A percepção de uma saturação da música de protesto leva a cantora a retomar o lirismo da canção popular, já presente em sua interpretação de “A Banda”, em dueto com o compositor Chico Buarque (1944) no II Festival Internacional da Canção (1966). Nara empreende um intenso trabalho de pesquisa, pelo qual retoma o cancioneiro da era do rádio e mesmo anterior a ele. Em seu disco de 1968, faz releituras de uma modinha imperial, um choro de Ernesto Nazareth (1863-1934), uma seresta de Villa-Lobos (1887-1959), passando por sambas e marchinhas radiofônicos de Ary Barroso (1903-1964), Lamartine Babo (1904-1963) e Custódio Mesquita (1910-1945). Ao revisitar “Quem é”, samba-choro do repertório de Carmen Miranda (1909-1955), recupera sua oralidade e ritmo, porém em um registro mais conciso, eliminando vibratos e outros tipos de ornamentação mais datados. O álbum remete-se, ao mesmo tempo, às grandes massas sonoras das orquestrações da era do rádio e às estruturas melódicas do pop-rock, efeito obtido pelos arranjos do maestro Rogério Duprat (1932), com quem Nara trabalha naquele ano no disco-manifesto Tropicália ou Panis et Circensis.
Apesar de não aderir completamente ao movimento, a celebração da diversidade da música popular brasileira e a liberdade de experimentação são ideais compartilhados entre a cantora e os tropicalistas. Ambos servem-se de outros procedimentos para tecer críticas sociais, que não a estética relacionada ao ideário nacional-popular dos CPCs. Assim, a canção “Lindonéia” – encomendada pela cantora a Caetano Veloso (1942), inspirada no quadro Lindonéia, a Gioconda do subúrbio, do artista plástico Rubens Gerchman (1942-2008) –, contrasta o ritmo passional do bolero com a violência denunciada pela letra e a interpretação indolente da cantora. Da mesma forma, ao gravar, em 1969, o folk “Little boxes” de Malvina Reynolds (1900-1978) com letra em português, Nara faz a crítica à sociedade do consumo não de maneira ácida, como em sua versão original, mas usando de humor e de uma ingenuidade intencional.
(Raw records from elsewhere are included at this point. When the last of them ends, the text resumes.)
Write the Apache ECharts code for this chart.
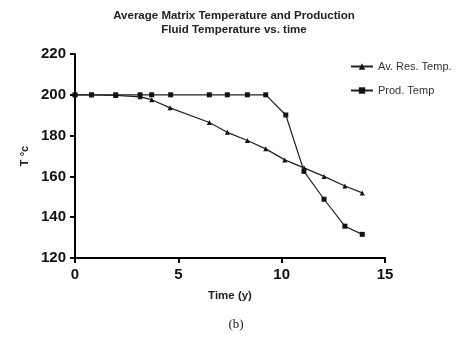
<!DOCTYPE html>
<html><head><meta charset="utf-8">
<script src="https://cdn.jsdelivr.net/npm/echarts@6/dist/echarts.min.js"></script>
<style>html,body{margin:0;padding:0;background:#fff}#c{width:472px;height:339px}</style>
</head><body><div id="c"></div>
<script>
var resTime = [0, 0.8, 1.97, 3.15, 3.71, 4.6, 6.5, 7.37, 8.34, 9.23, 10.15, 11.08, 12.05, 13.06, 13.9];
var resTemp = [200, 200, 199.7, 199, 197.6, 193.6, 186.4, 181.6, 177.6, 173.5, 168.1, 164.2, 160, 155.3, 151.9];
var prodTime = [0, 0.8, 1.97, 3.15, 3.71, 4.63, 6.5, 7.37, 8.34, 9.23, 10.2, 11.08, 12.05, 13.06, 13.9];
var prodTemp = [200, 200, 200, 200, 200, 200, 200, 200, 200, 200, 190.1, 162.5, 148.8, 135.6, 131.6];
var xTicks = [0, 5, 10, 15];
var yTicks = [120, 140, 160, 180, 200, 220];

function pairs(xs, ys){ return xs.map(function(x,i){return [x, ys[i]];}); }

var chart = echarts.init(document.getElementById('c'), null, {renderer:'canvas'});
var axisCommon = {
  axisLine:{show:true, lineStyle:{color:'#000', width:2}},
  axisTick:{show:true, inside:false, length:5, lineStyle:{color:'#000', width:2}},
  splitLine:{show:false},
  axisLabel:{color:'#111', fontFamily:'Liberation Sans, Arial', fontWeight:'bold', fontSize:15}
};
chart.setOption({
  animation:false,
  backgroundColor:'#fff',
  title:{
    text:'Average Matrix Temperature and Production\nFluid Temperature vs. time',
    left:229, textAlign:'center', top:4,
    textStyle:{fontFamily:'Liberation Sans, Arial', fontWeight:'bold', fontSize:11.5, lineHeight:14, color:'#222'}
  },
  graphic:[{type:'text', left:'center', top:318, style:{text:'(b)', font:'13px "Liberation Serif", "Times New Roman", serif', fill:'#222'}}],
  legend:{
    orient:'vertical', left:345, top:56, itemWidth:22, itemHeight:8, itemGap:13,
    textStyle:{fontFamily:'Liberation Sans, Arial', fontSize:11, color:'#333'},
    data:['Av. Res. Temp.','Prod. Temp']
  },
  grid:{left:75, right:87, top:54, bottom:81, containLabel:false},
  xAxis:Object.assign({}, axisCommon, {
    type:'value', min:xTicks[0], max:xTicks[xTicks.length-1], interval:5,
    name:'Time (y)', nameLocation:'middle', nameGap:32,
    nameTextStyle:{fontFamily:'Liberation Sans, Arial', fontWeight:'bold', fontSize:11.5, color:'#222'},
    axisLabel:Object.assign({}, axisCommon.axisLabel, {margin:9})
  }),
  yAxis:Object.assign({}, axisCommon, {
    type:'value', min:yTicks[0], max:yTicks[yTicks.length-1], interval:20,
    name:'T °c', nameLocation:'middle', nameGap:45, nameRotate:90,
    nameTextStyle:{fontFamily:'Liberation Sans, Arial', fontWeight:'bold', fontSize:11, color:'#222'},
    axisLabel:Object.assign({}, axisCommon.axisLabel, {margin:9})
  }),
  series:[
    {name:'Av. Res. Temp.', type:'line', data:pairs(resTime, resTemp), symbol:'triangle', symbolSize:5,
     lineStyle:{color:'#222', width:1.2}, itemStyle:{color:'#111'}, z:3},
    {name:'Prod. Temp', type:'line', data:pairs(prodTime, prodTemp), symbol:'rect', symbolSize:5,
     lineStyle:{color:'#222', width:1.2}, itemStyle:{color:'#111'}, z:4}
  ]
});
</script></body></html>
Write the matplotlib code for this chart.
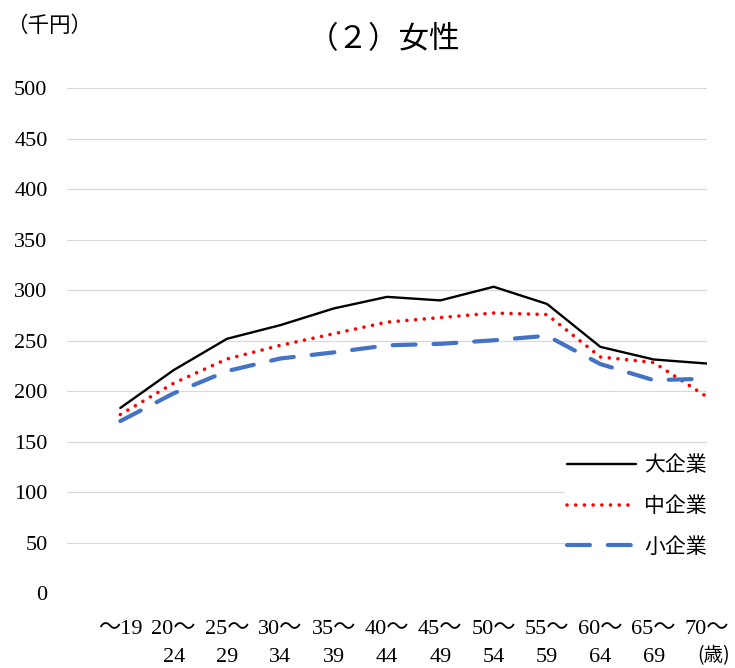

A cantora contribui para reavivar o interesse pela bossa nova, num momento de ostracismo do gênero no Brasil, com o lançamento da antologia Dez Anos Depois (1971), gravado após um período de exílio na França e distanciamento das atividades musicais. A diversidade de seu repertório continua viva em todos os seus trabalhos. Avessa ao embate reducionista entre música “engajada” e “alienada” da década anterior, lança em 1978 um disco inteiro com composições de Roberto e Erasmo Carlos. Com Romance Popular (1981), é uma das primeiras artistas do Sudeste a lançar um álbum exclusivamente com compositores nordestinos, como Fagner (1949), Fausto Nilo (1944), Geraldo Azevedo (1945) e Moraes Moreira (1947-2020). Em Nasci para Bailar (1982), explora gêneros dançantes de diferentes estilos musicais.
Transpondo a imagem de mera musa da bossa nova que frequentemente lhe é imputada, Nara Leão desafia convenções e transita por inúmeros gêneros. Por meio de uma escuta aberta e bem-informada, a cantora faz do diálogo entre tradição e modernidade a fonte de sua criação.